In deze zaak verzoekt [XXX] Bouwtechniek om ontbinding van de arbeidsovereenkomst met [verweerder], die arbeidsongeschikt is. De verzoekster stelt dat de ontbinding noodzakelijk is vanwege bedrijfseconomische redenen, waaronder een aanzienlijke daling van het aantal werkstations van 50 naar minder dan 25. De directeuren van [XXX] Bouwtechniek hebben eerder met [verweerder] gesproken over de noodzaak tot bezuinigen en mogelijke ontslagscenario's. Echter, [verweerder] heeft zich op 7 november 2013 ziek gemeld, wat complicaties met zich meebrengt voor het ontbindingsverzoek.

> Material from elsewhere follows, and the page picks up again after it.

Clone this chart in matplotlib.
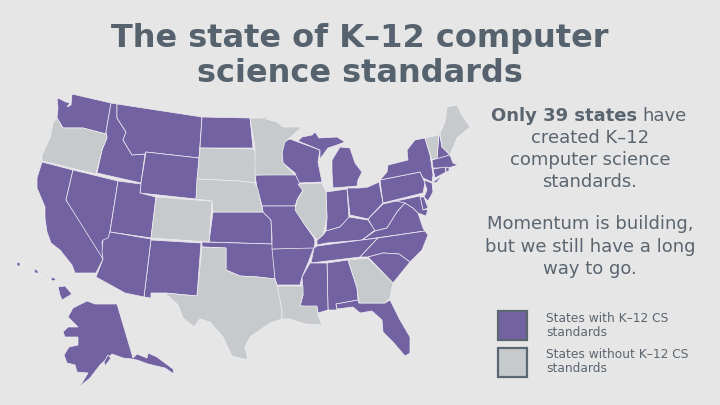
import matplotlib
matplotlib.use("Agg")
import matplotlib.pyplot as plt
from matplotlib.patches import Polygon, Rectangle

BG = "#E6E6E6"
PURPLE = "#7262A1"
GREY = "#C6CACC"
BORDER = "#EFECF4"
TITLE_COLOR = "#56636F"
TEXT_COLOR = "#5A6570"

# state outlines (pixels)
WA = [(57,98),(60,99),(66,102),(70,103),(67,107),(71,105),(72,94),(111,103),(106,132),(106,134),(83,128),(63,128),(57,118),(58,108)]
OR = [(57,118),(63,128),(83,128),(106,134),(107,138),(102,150),(96,174),(42,161),(42,155),(50,138),(53,123)]
CA = [(42,162),(73,170),(66,200),(95,242),(103,259),(96,273),(75,273),(72,265),(60,250),(51,243),(47,232),(45,218),(45,207),(37,188),(37,178)]
NV = [(73,170),(118,181),(110,231),(108,241),(102,241),(103,259),(66,200)]
ID = [(111,103),(117,104),(117,118),(126,132),(123,140),(132,155),(145,154),(141,183),(97,173),(102,150),(107,137),(106,132)]
MT = [(117,104),(202,117),(199,158),(146,152),(145,154),(132,155),(123,140),(126,132),(117,118)]
WY = [(146,152),(199,158),(196,199),(140,193),(141,183)]
UT = [(118,181),(141,184),(140,193),(156,197),(151,238),(110,232)]
CO = [(156,197),(196,200),(212,201),(209,242),(151,238)]
ND = [(202,117),(250,118),(253,148),(200,148)]
SD = [(200,148),(253,149),(255,151),(256,175),(255,183),(240,181),(197,179)]
NE = [(197,179),(240,181),(255,183),(258,190),(263,212),(213,212),(212,201),(196,199)]
KS = [(213,212),(263,212),(271,220),(272,244),(209,242)]
OK = [(202,242),(272,244),(273,250),(275,279),(258,277),(240,276),(226,270),(226,248),(202,247)]
TX = [(202,247),(226,248),(226,270),(240,276),(258,277),(275,279),(277,285),(282,310),(282,319),(270,323),(250,337),(245,347),(248,360),(232,356),(223,337),(210,322),(200,319),(194,327),(183,318),(178,305),(165,293),(197,296)]
NM = [(151,240),(201,243),(197,296),(165,293),(151,293),(151,298),(144,297)]
AZ = [(110,232),(151,239),(144,297),(125,293),(96,277),(103,259),(102,252),(103,240),(108,238)]
MN = [(250,118),(264,118),(265,114),(266,119),(277,122),(283,127),(302,127),(293,135),(285,142),(282,153),(283,163),(293,173),(295,175),(255,175),(255,148)]
WI = [(283,142),(290,139),(298,142),(320,150),(318,162),(322,182),(298,183),(295,173),(283,163),(282,153)]
MI_UP = [(298,141),(302,137),(312,135),(315,132),(319,138),(337,137),(345,142),(337,145),(328,148),(320,159),(320,150)]
MI_LP = [(340,147),(350,148),(355,163),(362,172),(358,180),(357,186),(333,188),(332,172),(332,160)]
IA = [(255,175),(295,174),(303,190),(298,198),(295,206),(262,206),(257,188)]
IL = [(298,184),(322,183),(326,192),(327,218),(323,235),(317,240),(307,228),(303,222),(295,210),(297,200),(303,191)]
IN = [(326,192),(347,189),(349,218),(340,227),(326,231),(327,218)]
OH = [(347,188),(359,188),(368,187),(379,182),(383,203),(368,219),(350,215)]
KY = [(349,217),(368,220),(375,230),(362,240),(327,243),(317,245),(317,240),(323,235),(326,231),(340,227)]
WV = [(383,204),(396,201),(400,200),(405,203),(397,212),(387,228),(375,231),(368,219)]
VA = [(375,231),(387,228),(397,212),(405,203),(413,208),(418,213),(423,228),(425,231),(362,240)]
PA = [(380,180),(420,172),(425,183),(423,193),(383,203)]
NY = [(388,165),(408,160),(407,150),(415,140),(425,138),(430,155),(433,175),(432,182),(423,178),(420,172),(380,180),(387,172)]
LI = [(433,182),(443,175),(436,183)]
VT = [(425,138),(439,135),(437,158),(432,160)]
NH = [(439,132),(442,147),(450,155),(437,159)]
ME = [(440,133),(445,122),(447,107),(457,105),(462,115),(470,127),(457,138),(450,155),(442,147)]
MA = [(432,160),(450,155),(453,163),(458,165),(448,168),(433,168)]
CT = [(433,169),(445,167),(446,172),(435,178)]
RI = [(446,167),(449,168),(449,171),(446,172)]
NJ = [(424,180),(432,183),(433,192),(428,201),(424,197),(427,190)]
DE = [(420,197),(424,197),(428,208),(423,210)]
MD = [(396,201),(420,196),(423,210),(428,209),(426,216),(418,213),(413,208),(405,203)]
TN = [(317,246),(362,240),(378,238),(360,257),(311,263),(314,248)]
NC = [(378,238),(425,231),(428,235),(422,250),(410,262),(399,254),(383,253),(368,257),(360,257)]
SC = [(368,257),(383,253),(399,254),(410,262),(393,283)]
GA = [(348,260),(368,258),(393,283),(390,298),(385,303),(359,303),(357,288)]
AL = [(327,263),(348,260),(357,288),(358,300),(336,304),(337,310),(328,310)]
MS = [(310,263),(327,263),(328,310),(318,313),(317,307),(300,306),(303,295),(302,277)]
AR = [(272,249),(314,247),(308,263),(302,277),(300,285),(277,285),(275,279)]
LA = [(277,286),(303,286),(303,295),(300,306),(317,306),(318,315),(322,325),(305,324),(290,319),(282,319),(282,310)]
FL = [(336,304),(358,300),(359,303),(385,303),(390,300),(400,320),(410,337),(410,353),(405,356),(393,342),(383,332),(382,320),(372,311),(360,313),(353,307),(337,309)]
MO = [(262,206),(295,206),(303,222),(314,238),(315,242),(314,248),(272,249),(272,237),(271,220),(263,212)]
AK = [(87,301),(95,304),(117,304),(133,358),(137,354),(147,358),(148,353),(157,357),(173,369),(174,374),(165,368),(148,364),(137,360),(132,359),(123,358),(112,354),(100,365),(90,378),(73,392),(82,383),(88,373),(77,372),(75,365),(67,363),(64,355),(69,347),(78,345),(78,337),(65,337),(63,332),(68,327),(78,327),(68,317),(73,308)]
AK_ISLAND = [(108,355),(111,358),(105,366),(104,362)]
HI_BIG = [(58,287),(65,286),(72,294),(62,300),(60,295)]
HI_MAUI = [(52,277),(56,279),(54,281),(51,280)]
HI_MOLOKAI = [(45,275),(48,276),(47,277)]
HI_OAHU = [(34,269),(37,270),(39,273),(35,273)]
HI_KAUAI = [(17,262),(20,263),(20,266),(17,266)]

with_standards = [WA, CA, NV, ID, MT, WY, UT, ND, KS, OK, NM, AZ, WI, MI_UP, MI_LP, IA, IN, OH, KY, WV, VA, PA, NY, LI,
                  NH, MA, CT, RI, NJ, DE, MD, TN, NC, SC, AL, MS, AR, FL, MO, AK, AK_ISLAND,
                  HI_BIG, HI_MAUI, HI_MOLOKAI, HI_OAHU, HI_KAUAI]
without_standards = [OR, CO, SD, NE, TX, MN, IL, VT, ME, GA, LA]

title_lines = ["The state of K–12 computer", "science standards"]
body_lines = ["created K–12", "computer science", "standards.", "Momentum is building,", "but we still have a long", "way to go."]
legend_labels = ["States with K–12 CS\nstandards", "States without K–12 CS\nstandards"]

fig = plt.figure(figsize=(7.2, 4.05), dpi=100, facecolor=BG)
ax = fig.add_axes([0, 0, 1, 1])
ax.set_xlim(0, 720)
ax.set_ylim(405, 0)
ax.axis("off")

for shape in with_standards:
    ax.add_patch(Polygon(shape, closed=True, facecolor=PURPLE, edgecolor=BORDER, lw=0.5))
for shape in without_standards:
    ax.add_patch(Polygon(shape, closed=True, facecolor=GREY, edgecolor=BORDER, lw=0.5))

# title
ax.text(360, 38, title_lines[0], ha="center", va="center", fontsize=23, fontweight="bold", color=TITLE_COLOR)
ax.text(360, 73, title_lines[1], ha="center", va="center", fontsize=23, fontweight="bold", color=TITLE_COLOR)

# side text
ax.text(637, 116, "Only 39 states", ha="right", va="center", fontsize=13, fontweight="bold", color=TEXT_COLOR)
ax.text(642, 116, "have", ha="left", va="center", fontsize=13, color=TEXT_COLOR)
body_y = [138, 160, 182, 224, 247, 269]
for line, y in zip(body_lines, body_y):
    ax.text(590, y, line, ha="center", va="center", fontsize=13, color=TEXT_COLOR)

# legend
ax.add_patch(Rectangle((498, 311), 29, 29, facecolor=PURPLE, edgecolor="#5C6670", lw=1.6))
ax.add_patch(Rectangle((498, 348), 29, 29, facecolor=GREY, edgecolor="#5C6670", lw=1.6))
ax.text(546, 325, legend_labels[0], ha="left", va="center", fontsize=8.8, color=TEXT_COLOR, linespacing=1.1)
ax.text(546, 362, legend_labels[1], ha="left", va="center", fontsize=8.8, color=TEXT_COLOR, linespacing=1.1)

fig.savefig("out.png", dpi=100, facecolor=BG)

De kantonrechter oordeelt dat, hoewel er een bedrijfseconomische reden voor het verzoek is, deze indirect verband houdt met de arbeidsongeschiktheid van [verweerder]. De werkgever is niet verzekerd voor de kosten van arbeidsongeschiktheid, wat een zware druk op de financiële situatie van [XXX] Bouwtechniek legt. De rechter concludeert dat het verzoek tot ontbinding van de arbeidsovereenkomst niet kan worden toegewezen, omdat de reflexwerking van het opzegverbod tijdens ziekte van toepassing is. Dit betekent dat de ontbinding niet kan plaatsvinden zolang de werknemer ziek is, tenzij er een duidelijk verband met de arbeidsongeschiktheid kan worden aangetoond.
Uiteindelijk wijst de kantonrechter het verzoek van [XXX] Bouwtechniek af en compenseert de proceskosten, zodat beide partijen hun eigen kosten dragen. Deze beslissing is genomen door mr. C.E. van Oosten-van Smaalen op de openbare zitting van 1 juli 2014.